ON the chairman's last evening in office at the Prestwich Co-op Camera Club, he is given carte blanche to organise anything that takes his fancy.

Usually the evening is very interesting, as it was last Tuesday when Roy Taylor did some research on the origins and developments of photography in the 19th century.

The basic elements have been known for about 400 years and some of the earlier artists projected an image on to a sheet of glass using a lens or a pinhole to lay out the basis of a print with the correct perspective.

In the early 1700s, it was discovered that silver salts would turn black when exposed to light.

In 1832 Niepce projected an image on to white bitumen and produced an image after about eight hours' exposure to give us the first photograph.

He collaborated with Daguerre and in 1839 they coated a clean copper plate with silver. They sensitised this in mercury vapour to give a copper iodide coating. An image was projected onto it and it was intensified with mercury vapour. It was fixed in hypo and this was the Daguerreotype. They were all the rage on the continent for many years but, unfortunately, each was a one-off and could not be copied.

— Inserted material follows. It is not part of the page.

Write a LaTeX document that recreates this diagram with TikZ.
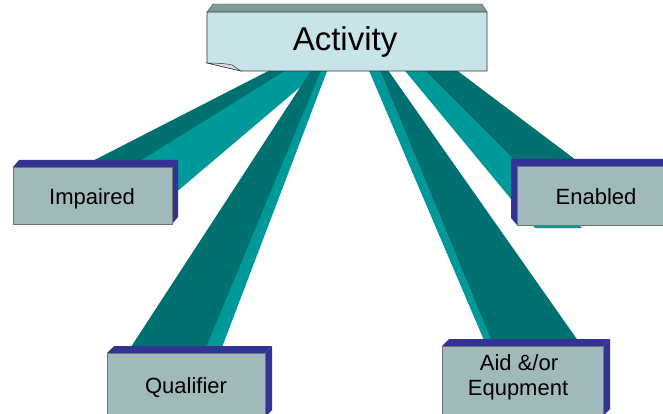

In England, Fox Talbot patented the Calotype process. Good quality paper was dipped in silver chloride (later silver bromide) on which a negative image was produced in his mousetrap cameras. This could be placed on a similar piece of paper and, with the sunlight shining through them, a positive contact print was made. Many positive prints could be made from the same negative and this is the process used today.

Many developments were made. In 1851 the wet process used collodion solution on glass but it had to be exposed before it dried. In 1871 gelatin containing silver bromide could be coated on to glass and dried to start the dry plate process.

It was found that paper could be used instead of glass, hence bromide paper. Later, modified celluloid was used to produce roll film.

So developments went on. The first Kodak camera in 1888 had a roll of film for 100 pictures. This had to be returned for developing and printing and it was returned with the prints and reloaded. The Box Brownie, with celluloid roll film, was introduced in 1900. Progress in film, cameras, lenses and all the other things connected with photography has continued to this day.

Roy and his associates - Phil Cohen who produced the images and Vernon Barlow with Allan Hardman who projected them - were properly thanked for an interesting evening.

We were reminded that next Tuesday will be the annual general meeting and if you don't attend you will not have a say in any proposals!